Yesterday afternoon, O’Callaghan phoned TV3’s live Midday show, which was discussing her comments, to say the original headline on the RTÉ website (“Mums should stay at home”) misrepresented her views and that working outside the home is “all about personal choice”.
My children are happy with their childminder, who is a kind, caring mum herself. They have great fun in her home playing with other children and are very well looked after, but I know without a shadow of a doubt that given the choice, they would prefer to be at home with me.
I, on the other hand, would probably crack up. Like O’Callaghan, I love what I do and even if we could afford it, I think I would chose to keep working.

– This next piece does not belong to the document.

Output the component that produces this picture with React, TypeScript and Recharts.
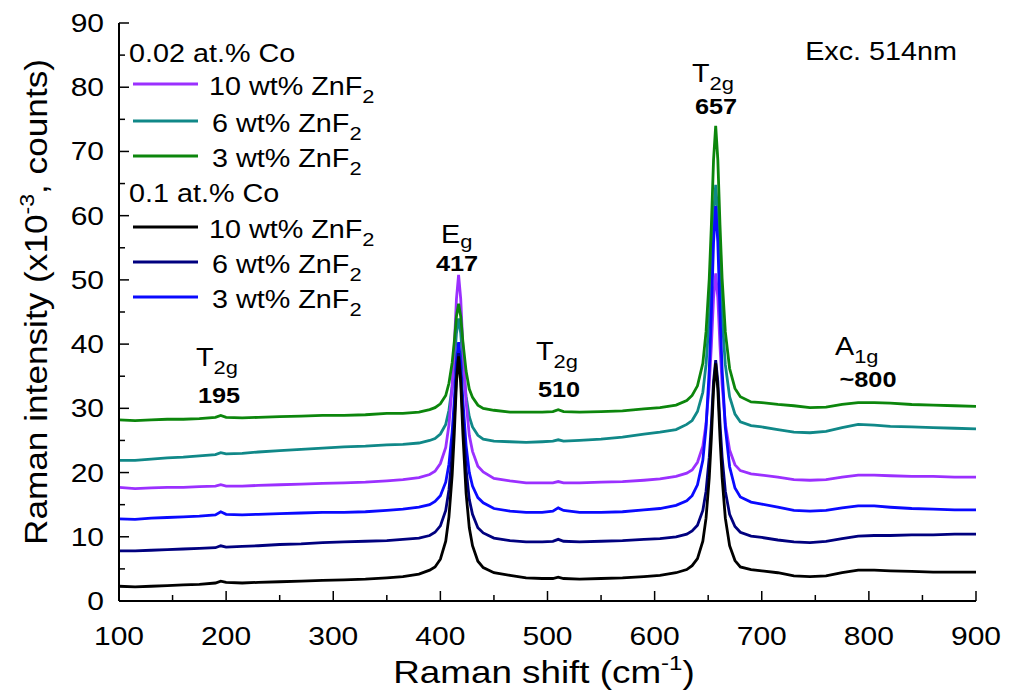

Depending on which side of the fence you are on, there are studies to back you up. There are studies that show children who spend all day in childcare have higher levels of stress and are more aggressive than those cared for at home. And there are studies that show the opposite – that kids in daycare do better academically and socially than those who stay at home.
Alison Clarke-Stewart, professor of psychology and social behaviour at the University of California, is regarded as one of the world’s leading childcare and parenting experts. She believes it’s the quality not the type of childcare that’s important. If parents give their children concentrated time and attention in the evenings and at weekends, the children are just as well-adjusted as those cared for fulltime at home, she says.
I’d like to think that’s true. Like most working mums, I wear my guilt every day like a hairshirt. It’s a difficult choice that most modern mothers will have to face at some stage. For many, there really is no choice: economic circumstances dictate that the mother’s income is needed to run the household. For those mothers who can afford to stay at home but chose to go to work for their own sanity, the guilt is probably even worse than for the rest of us.
And for those who do stay at home, it’s not easy either.